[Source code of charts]
·····

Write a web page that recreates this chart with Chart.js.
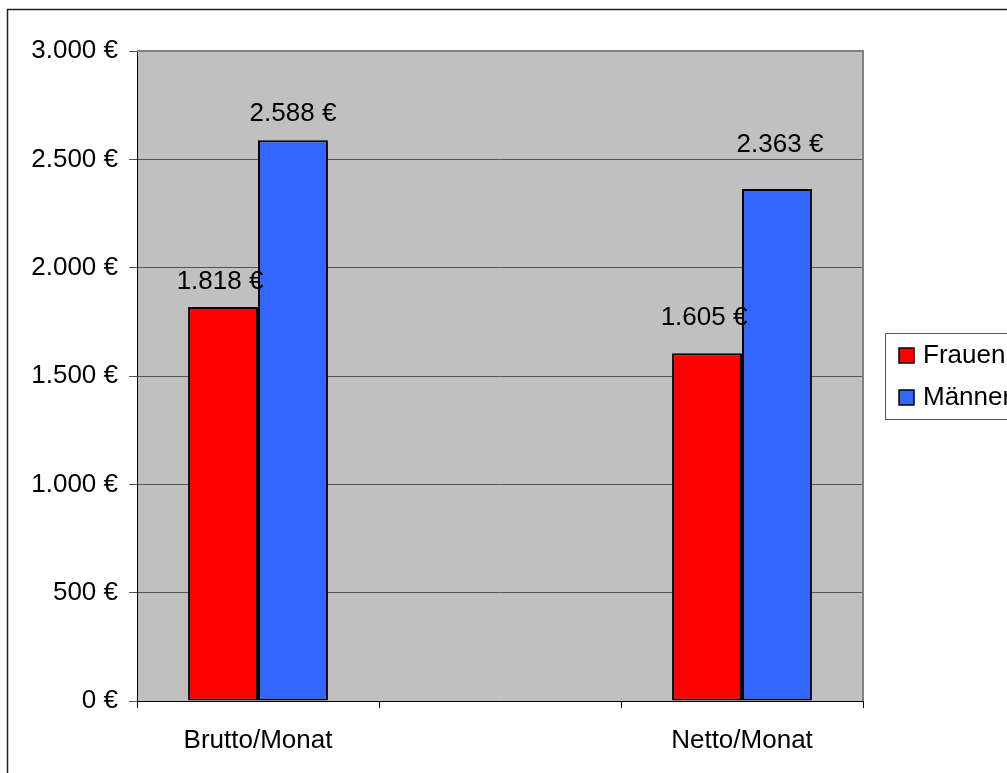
<!DOCTYPE html>
<html lang="de">
<head>
<meta charset="utf-8">
<title>Einkommen Frauen und Männer</title>
<script src="https://cdn.jsdelivr.net/npm/chart.js@4.4.1/dist/chart.umd.min.js"></script>
<style>
  html, body { margin: 0; padding: 0; background: #ffffff; }
  #wrap { width: 1007px; height: 773px; }
  canvas { display: block; }
</style>
</head>
<body>
<div id="wrap"><canvas id="chart" width="1007" height="773"></canvas></div>
<script>
// Monthly income by gender (Euro)
const categories = ['Brutto/Monat', '', 'Netto/Monat'];
const seriesNames = ['Frauen', 'Männer'];
const frauen = [1818, null, 1605];
const maenner = [2588, null, 2363];
const yTicks = [0, 500, 1000, 1500, 2000, 2500, 3000];

const FONT = '"Liberation Sans", Arial, sans-serif';
const FONT_SIZE = 26;

// German number format: thousands separated by '.'
function euro(v) {
  const s = String(Math.round(v));
  return s.replace(/\B(?=(\d{3})+(?!\d))/g, '.') + ' €';
}

// Grey plot background and its border
const plotFrame = {
  id: 'plotFrame',
  beforeDraw(chart) {
    const { ctx, chartArea: a } = chart;
    ctx.save();
    ctx.fillStyle = '#ffffff';
    ctx.fillRect(0, 0, chart.width, chart.height);
    ctx.fillStyle = '#c0c0c0';
    ctx.fillRect(a.left, a.top, a.right - a.left, a.bottom - a.top);
    ctx.restore();
  },
  afterDatasetsDraw(chart) {
    const { ctx, chartArea: a } = chart;
    ctx.save();
    ctx.strokeStyle = '#808080';
    ctx.lineWidth = 2;
    ctx.beginPath();
    ctx.moveTo(a.left, a.top);
    ctx.lineTo(a.right, a.top);
    ctx.lineTo(a.right, a.bottom);
    ctx.stroke();
    ctx.restore();
  }
};

// Value labels above the bars
const valueLabels = {
  id: 'valueLabels',
  afterDatasetsDraw(chart, args, opts) {
    const { ctx } = chart;
    ctx.save();
    ctx.font = FONT_SIZE + 'px ' + FONT;
    ctx.fillStyle = '#000000';
    ctx.textAlign = 'center';
    ctx.textBaseline = 'alphabetic';
    chart.data.datasets.forEach((ds, di) => {
      const meta = chart.getDatasetMeta(di);
      meta.data.forEach((bar, i) => {
        const v = ds.data[i];
        if (v === null || v === undefined) return;
        const shift = (opts.shift[di] && opts.shift[di][i]) || { dx: 0, dy: 18 };
        ctx.fillText(euro(v), bar.x + shift.dx, bar.y - shift.dy);
      });
    });
    ctx.restore();
  }
};

// Boxed legend to the right of the plot, plus outer frame
const sideLegend = {
  id: 'sideLegend',
  afterDraw(chart) {
    const { ctx, chartArea: a } = chart;
    const left = a.right + 22;
    const h = 86;
    const top = Math.round((a.top + a.bottom) / 2 - h / 2);
    ctx.save();
    ctx.fillStyle = '#ffffff';
    ctx.fillRect(left, top, 200, h);
    ctx.strokeStyle = '#555555';
    ctx.lineWidth = 1;
    ctx.strokeRect(left + 0.5, top + 0.5, 200, h);
    ctx.font = FONT_SIZE + 'px ' + FONT;
    ctx.textAlign = 'left';
    ctx.textBaseline = 'alphabetic';
    chart.data.datasets.forEach((ds, i) => {
      const y = top + 15 + i * 42;
      ctx.fillStyle = ds.backgroundColor;
      ctx.fillRect(left + 14, y, 15, 15);
      ctx.strokeStyle = '#000000';
      ctx.lineWidth = 1.5;
      ctx.strokeRect(left + 14, y, 15, 15);
      ctx.fillStyle = '#000000';
      ctx.fillText(ds.label, left + 38, y + 15);
    });
    // outer chart frame
    ctx.strokeStyle = '#222222';
    ctx.lineWidth = 1.5;
    ctx.strokeRect(7.5, 9.5, 1200, 1000);
    ctx.restore();
  }
};

Chart.defaults.font.family = FONT;
Chart.defaults.font.size = FONT_SIZE;
Chart.defaults.color = '#000000';

new Chart(document.getElementById('chart'), {
  type: 'bar',
  data: {
    labels: categories,
    datasets: [
      {
        label: seriesNames[0],
        data: frauen,
        backgroundColor: '#ff0000',
        borderColor: '#000000',
        borderWidth: 2,
        borderSkipped: false
      },
      {
        label: seriesNames[1],
        data: maenner,
        backgroundColor: '#3366ff',
        borderColor: '#000000',
        borderWidth: 2,
        borderSkipped: false
      }
    ]
  },
  options: {
    responsive: false,
    animation: false,
    events: [],
    layout: { padding: { top: 51, right: 144, left: 0, bottom: 0 } },
    datasets: { bar: { barPercentage: 1, categoryPercentage: 0.578 } },
    plugins: {
      legend: { display: false },
      tooltip: { enabled: false },
      valueLabels: {
        shift: [
          [{ dx: -3, dy: 18 }, null, { dx: -3, dy: 28 }],
          [{ dx: 0, dy: 19 }, null, { dx: 3, dy: 37 }]
        ]
      }
    },
    scales: {
      x: {
        offset: true,
        grid: {
          offset: true,
          drawOnChartArea: false,
          tickLength: 7,
          tickColor: '#000000',
          color: '#000000'
        },
        border: { display: true, color: '#000000', width: 1 },
        ticks: { padding: 17, maxRotation: 0, autoSkip: false, color: '#000000' },
        afterFit(scale) { scale.height = 72; }
      },
      y: {
        min: 0,
        max: 3000,
        afterBuildTicks(scale) { scale.ticks = yTicks.map(v => ({ value: v })); },
        grid: { color: '#555555', tickColor: '#555555', tickLength: 8, lineWidth: 1 },
        border: { display: true, color: '#000000', width: 1 },
        ticks: { padding: 11, color: '#000000', callback: v => euro(v) },
        afterFit(scale) { scale.width = 137; }
      }
    }
  },
  plugins: [plotFrame, valueLabels, sideLegend]
});
</script>
</body>
</html>
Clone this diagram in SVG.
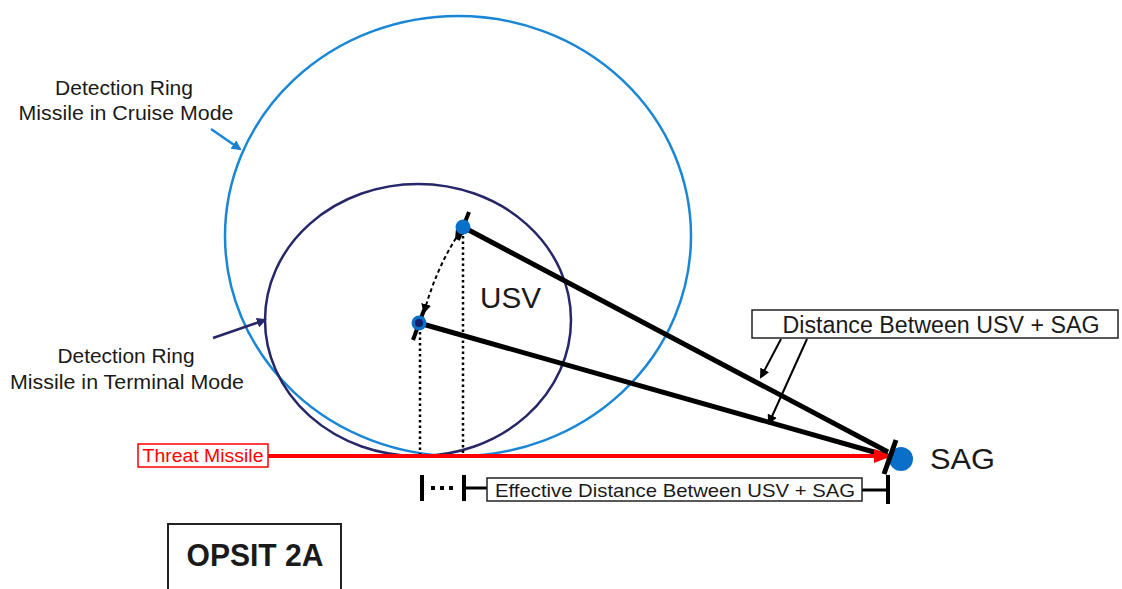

·····

WHAT YOU WILL DO:
Omit every picture, and otherwise quote the entries exactly.

TASK RESPONSE:
Write a web page that recreates this chart with Chart.js.
<!DOCTYPE html>
<html lang="de">
<head>
<meta charset="utf-8">
<title>Einkommen Frauen und Männer</title>
<script src="https://cdn.jsdelivr.net/npm/chart.js@4.4.1/dist/chart.umd.min.js"></script>
<style>
  html, body { margin: 0; padding: 0; background: #ffffff; }
  #wrap { width: 1007px; height: 773px; }
  canvas { display: block; }
</style>
</head>
<body>
<div id="wrap"><canvas id="chart" width="1007" height="773"></canvas></div>
<script>
// Monthly income by gender (Euro)
const categories = ['Brutto/Monat', '', 'Netto/Monat'];
const seriesNames = ['Frauen', 'Männer'];
const frauen = [1818, null, 1605];
const maenner = [2588, null, 2363];
const yTicks = [0, 500, 1000, 1500, 2000, 2500, 3000];

const FONT = '"Liberation Sans", Arial, sans-serif';
const FONT_SIZE = 26;

// German number format: thousands separated by '.'
function euro(v) {
  const s = String(Math.round(v));
  return s.replace(/\B(?=(\d{3})+(?!\d))/g, '.') + ' €';
}

// Grey plot background and its border
const plotFrame = {
  id: 'plotFrame',
  beforeDraw(chart) {
    const { ctx, chartArea: a } = chart;
    ctx.save();
    ctx.fillStyle = '#ffffff';
    ctx.fillRect(0, 0, chart.width, chart.height);
    ctx.fillStyle = '#c0c0c0';
    ctx.fillRect(a.left, a.top, a.right - a.left, a.bottom - a.top);
    ctx.restore();
  },
  afterDatasetsDraw(chart) {
    const { ctx, chartArea: a } = chart;
    ctx.save();
    ctx.strokeStyle = '#808080';
    ctx.lineWidth = 2;
    ctx.beginPath();
    ctx.moveTo(a.left, a.top);
    ctx.lineTo(a.right, a.top);
    ctx.lineTo(a.right, a.bottom);
    ctx.stroke();
    ctx.restore();
  }
};

// Value labels above the bars
const valueLabels = {
  id: 'valueLabels',
  afterDatasetsDraw(chart, args, opts) {
    const { ctx } = chart;
    ctx.save();
    ctx.font = FONT_SIZE + 'px ' + FONT;
    ctx.fillStyle = '#000000';
    ctx.textAlign = 'center';
    ctx.textBaseline = 'alphabetic';
    chart.data.datasets.forEach((ds, di) => {
      const meta = chart.getDatasetMeta(di);
      meta.data.forEach((bar, i) => {
        const v = ds.data[i];
        if (v === null || v === undefined) return;
        const shift = (opts.shift[di] && opts.shift[di][i]) || { dx: 0, dy: 18 };
        ctx.fillText(euro(v), bar.x + shift.dx, bar.y - shift.dy);
      });
    });
    ctx.restore();
  }
};

// Boxed legend to the right of the plot, plus outer frame
const sideLegend = {
  id: 'sideLegend',
  afterDraw(chart) {
    const { ctx, chartArea: a } = chart;
    const left = a.right + 22;
    const h = 86;
    const top = Math.round((a.top + a.bottom) / 2 - h / 2);
    ctx.save();
    ctx.fillStyle = '#ffffff';
    ctx.fillRect(left, top, 200, h);
    ctx.strokeStyle = '#555555';
    ctx.lineWidth = 1;
    ctx.strokeRect(left + 0.5, top + 0.5, 200, h);
    ctx.font = FONT_SIZE + 'px ' + FONT;
    ctx.textAlign = 'left';
    ctx.textBaseline = 'alphabetic';
    chart.data.datasets.forEach((ds, i) => {
      const y = top + 15 + i * 42;
      ctx.fillStyle = ds.backgroundColor;
      ctx.fillRect(left + 14, y, 15, 15);
      ctx.strokeStyle = '#000000';
      ctx.lineWidth = 1.5;
      ctx.strokeRect(left + 14, y, 15, 15);
      ctx.fillStyle = '#000000';
      ctx.fillText(ds.label, left + 38, y + 15);
    });
    // outer chart frame
    ctx.strokeStyle = '#222222';
    ctx.lineWidth = 1.5;
    ctx.strokeRect(7.5, 9.5, 1200, 1000);
    ctx.restore();
  }
};

Chart.defaults.font.family = FONT;
Chart.defaults.font.size = FONT_SIZE;
Chart.defaults.color = '#000000';

new Chart(document.getElementById('chart'), {
  type: 'bar',
  data: {
    labels: categories,
    datasets: [
      {
        label: seriesNames[0],
        data: frauen,
        backgroundColor: '#ff0000',
        borderColor: '#000000',
        borderWidth: 2,
        borderSkipped: false
      },
      {
        label: seriesNames[1],
        data: maenner,
        backgroundColor: '#3366ff',
        borderColor: '#000000',
        borderWidth: 2,
        borderSkipped: false
      }
    ]
  },
  options: {
    responsive: false,
    animation: false,
    events: [],
    layout: { padding: { top: 51, right: 144, left: 0, bottom: 0 } },
    datasets: { bar: { barPercentage: 1, categoryPercentage: 0.578 } },
    plugins: {
      legend: { display: false },
      tooltip: { enabled: false },
      valueLabels: {
        shift: [
          [{ dx: -3, dy: 18 }, null, { dx: -3, dy: 28 }],
          [{ dx: 0, dy: 19 }, null, { dx: 3, dy: 37 }]
        ]
      }
    },
    scales: {
      x: {
        offset: true,
        grid: {
          offset: true,
          drawOnChartArea: false,
          tickLength: 7,
          tickColor: '#000000',
          color: '#000000'
        },
        border: { display: true, color: '#000000', width: 1 },
        ticks: { padding: 17, maxRotation: 0, autoSkip: false, color: '#000000' },
        afterFit(scale) { scale.height = 72; }
      },
      y: {
        min: 0,
        max: 3000,
        afterBuildTicks(scale) { scale.ticks = yTicks.map(v => ({ value: v })); },
        grid: { color: '#555555', tickColor: '#555555', tickLength: 8, lineWidth: 1 },
        border: { display: true, color: '#000000', width: 1 },
        ticks: { padding: 11, color: '#000000', callback: v => euro(v) },
        afterFit(scale) { scale.width = 137; }
      }
    }
  },
  plugins: [plotFrame, valueLabels, sideLegend]
});
</script>
</body>
</html>
Clone this diagram in SVG.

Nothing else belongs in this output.